▶ _EXERCISE OBJECTIVE_: Print exactly what lies from the line with "Reproduce this chart with D3.js." down to the line with "of records disposed", counting both of those lines, but not the pictures.

▶ _MATERIAL_:
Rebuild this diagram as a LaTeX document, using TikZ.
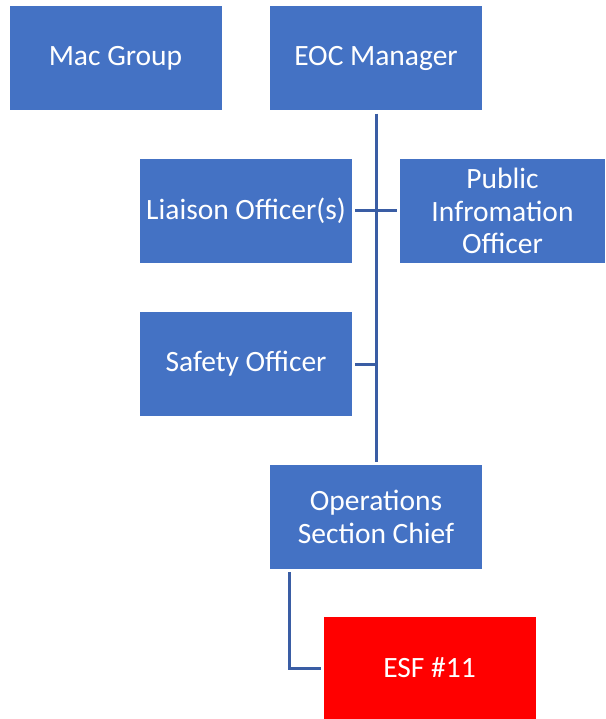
\documentclass[tikz,border=0pt]{standalone}
\usepackage{fontspec}
\setmainfont{Carlito}
\definecolor{boxblue}{HTML}{4472C4}
\definecolor{linkblue}{HTML}{3A5DA4}
\definecolor{esfred}{HTML}{FF0000}
\begin{document}
\begin{tikzpicture}[x=1pt,y=-1pt,
  orgbox/.style={rectangle, fill=boxblue, text=white, inner sep=0pt,
    minimum width=212pt, minimum height=104pt, align=center,
    font=\fontsize{29.5}{32.5}\selectfont},
  link/.style={draw=linkblue, line width=3pt}]
\useasboundingbox (0,0) rectangle (605,719);
% boxes
\node[orgbox] (mac) at (115.5,58.5) {Mac Group};
\node[orgbox] (eoc) at (376,58.5) {EOC Manager};
\node[orgbox] (liaison) at (246,211) {Liaison Officer(s)};
\node[orgbox, minimum width=205pt] (pio) at (502.5,211) {Public\\Infromation\\Officer};
\node[orgbox] (safety) at (246,364) {Safety Officer};
\node[orgbox] (ops) at (376,517) {Operations\\Section Chief};
\node[orgbox, fill=esfred, minimum height=102pt] (esf) at (429.5,668) {ESF \#11};
% connectors
\draw[link, shorten <=3pt, shorten >=3pt] (eoc.south) -- (ops.north);
\draw[link, shorten <=3pt, shorten >=3pt] (liaison.east) -- (pio.west);
\draw[link, shorten <=3pt] (safety.east) -- (safety.east -| eoc.south);
\coordinate (opsdrop) at ([xshift=20pt]ops.south west);
\draw[link, shorten <=3pt, shorten >=2pt] (opsdrop) |- (esf.west);
\end{tikzpicture}
\end{document}
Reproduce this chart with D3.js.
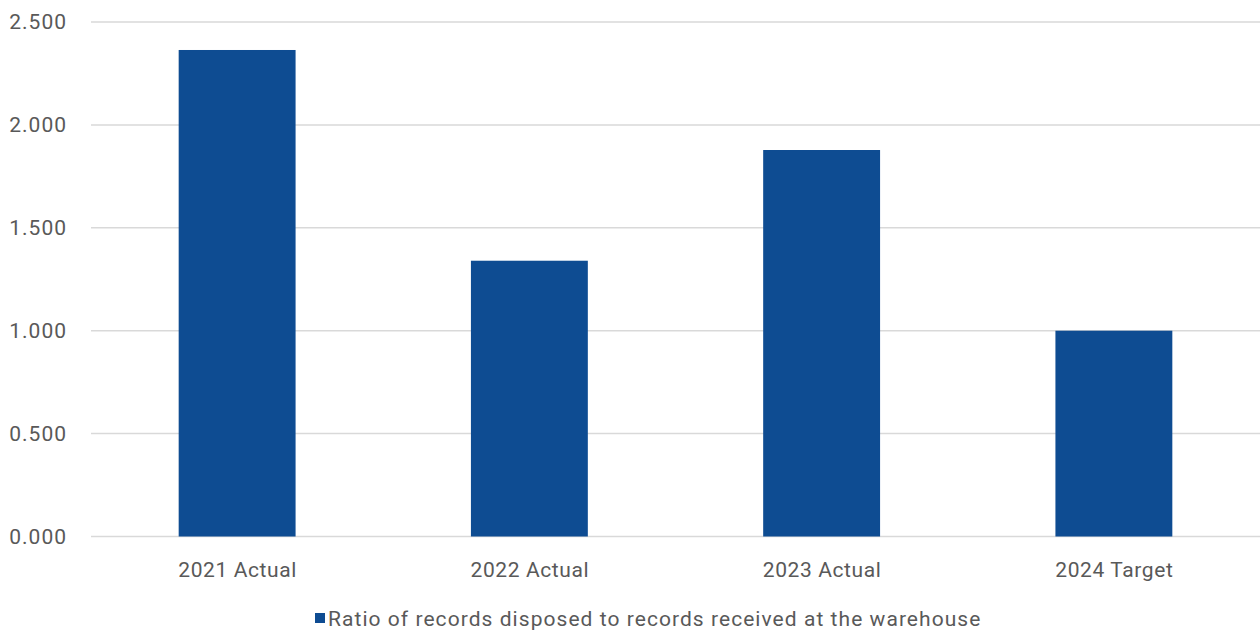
<!DOCTYPE html>
<html>
<head>
<meta charset="utf-8">
<script src="https://cdn.jsdelivr.net/npm/d3@7"></script>
<style>
  html, body { margin: 0; padding: 0; background: #fff; }
  svg { display: block; }
  text { font-family: Roboto, "Noto Sans", sans-serif; fill: #595959; }
</style>
</head>
<body>
<svg id="chart" width="1260" height="631"></svg>
<script>
const categories = ["2021 Actual", "2022 Actual", "2023 Actual", "2024 Target"];
const values = [2.364, 1.340, 1.878, 1.000];
const yTicks = [0, 0.5, 1.0, 1.5, 2.0, 2.5];
const seriesName = "Ratio of records disposed to records received at the warehouse";

const W = 1260, H = 631;
const margin = { left: 91, right: 0, top: 22, bottom: 94.5 };
const svg = d3.select("#chart");

const x = d3.scaleBand().domain(categories).range([margin.left, W - margin.right]).paddingInner(0.6).paddingOuter(0.3);
const y = d3.scaleLinear().domain([0, 2.5]).range([H - margin.bottom, margin.top]);

// gridlines
svg.append("g").selectAll("line").data(yTicks).join("line")
  .attr("x1", margin.left).attr("x2", W)
  .attr("y1", d => y(d)).attr("y2", d => y(d))
  .attr("stroke", "#d9d9d9").attr("stroke-width", 1.5);

// y labels
svg.append("g").selectAll("text").data(yTicks).join("text")
  .attr("x", 67).attr("y", d => y(d)).attr("dy", "0.35em")
  .attr("text-anchor", "end").style("font-size", "21px")
  .style("letter-spacing", "1px")
  .text(d => d3.format(".3f")(d));

// bars
svg.append("g").selectAll("rect").data(values).join("rect")
  .attr("x", (d, i) => x(categories[i]))
  .attr("width", x.bandwidth())
  .attr("y", d => y(d))
  .attr("height", d => y(0) - y(d))
  .attr("fill", "#0e4c92");

// x labels
svg.append("g").selectAll("text").data(categories).join("text")
  .attr("x", d => x(d) + x.bandwidth() / 2 + 0.5).attr("y", 577)
  .attr("text-anchor", "middle").style("font-size", "21px")
  .style("letter-spacing", "0.6px")
  .text(d => d);

// legend
const leg = svg.append("g");
leg.append("rect").attr("x", 315).attr("y", 613).attr("width", 10).attr("height", 10).attr("fill", "#0e4c92");
leg.append("text").attr("x", 328).attr("y", 626).style("font-size", "21px")
  .style("letter-spacing", "1.05px").text(seriesName);
</script>
</body>
</html>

▶ _FINAL RESULT_:
Reproduce this chart with D3.js.
<!DOCTYPE html>
<html>
<head>
<meta charset="utf-8">
<script src="https://cdn.jsdelivr.net/npm/d3@7"></script>
<style>
  html, body { margin: 0; padding: 0; background: #fff; }
  svg { display: block; }
  text { font-family: Roboto, "Noto Sans", sans-serif; fill: #595959; }
</style>
</head>
<body>
<svg id="chart" width="1260" height="631"></svg>
<script>
const categories = ["2021 Actual", "2022 Actual", "2023 Actual", "2024 Target"];
const values = [2.364, 1.340, 1.878, 1.000];
const yTicks = [0, 0.5, 1.0, 1.5, 2.0, 2.5];
const seriesName = "Ratio of records disposed to records received at the warehouse";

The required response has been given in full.